Consumer Staples
I had lunch yesterday on eastern Long Island with my friend Richard, who is an astute investor despite being handicapped by being a physician. Among other things, we talked about Consumer Staples. He’s a big fan. …me, not so much. Anyway, I decided to write about this sector today.
starting with the nuts and bolts:
–the S&P 500 Consumer Staples sector makes up 10.3% of the total capitalization of the S&P 500 index. That puts it about in the middle as far as size goes. (IT, at an 18.1% weighting, is the biggest sector; Telecom, at 2.5%, is the smallest.)
–the Consumer Staples sector has 40 constituents. Procter and Gamble, Coca-Cola and Philip Morris are the biggest three. Of them, only P&G cracks the top ten for the S&P as a whole.
–as the sector name suggests, members provide everyday necessities, like groceries, whose purchase isn’t easy to postpone. It contrasts with Consumer Discretionary, which deals in items like entertainment or restaurant meals, that people can go without for a while.
steady growth → defensive industry
True, every sector has some sensitivity to economic conditions, even Utilities and Staples. But in these two cases, the sensitivity is small.
In bad times, people may buy one bar of soap instead of a three-pack, or a store brand rather than a deluxe offering. But they continue to buy something. That’s not the case with big-ticket items, like refrigerators, autos, houses, industrial machinery, hotels…
As a result, earnings for Staples companies hold up better than for most other sectors in recession. Knowing this, investors flock to the sector in bad times–and away from it toward more cyclically-sensitive areas when recovery is underway.
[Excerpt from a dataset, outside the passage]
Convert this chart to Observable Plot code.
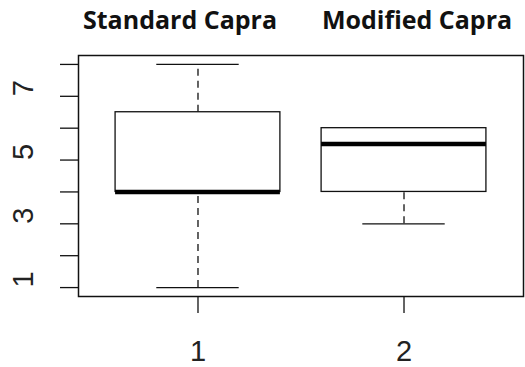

a global, but mature, industry…
…except for in emerging markets. Staples companies tend to grow by taking market share away from their rivals, rather than by finding new customers who have, say, never used shampoo before. Yes, these firms can raise prices under most conditions (not so much currently) but generally by no more than overall inflation. So eye-popping profit growth is rare.
sensitive to currency and to input costs
That’s because they can’t raise prices quickly.
a play on the €?
The sector tends to have large EU exposure.
And that’s a potential reason to be interested in the sector today. If the € beings to rise against the $, which I think is likely, EU-oriented Staples companies should start to show surprisingly strong earnings gains. That will come both from better unit volume growth as the EU recovers from recession and–more importantly–from the higher value in $ of their € profits.
I haven’t acted on this though yet. But I’m considering it.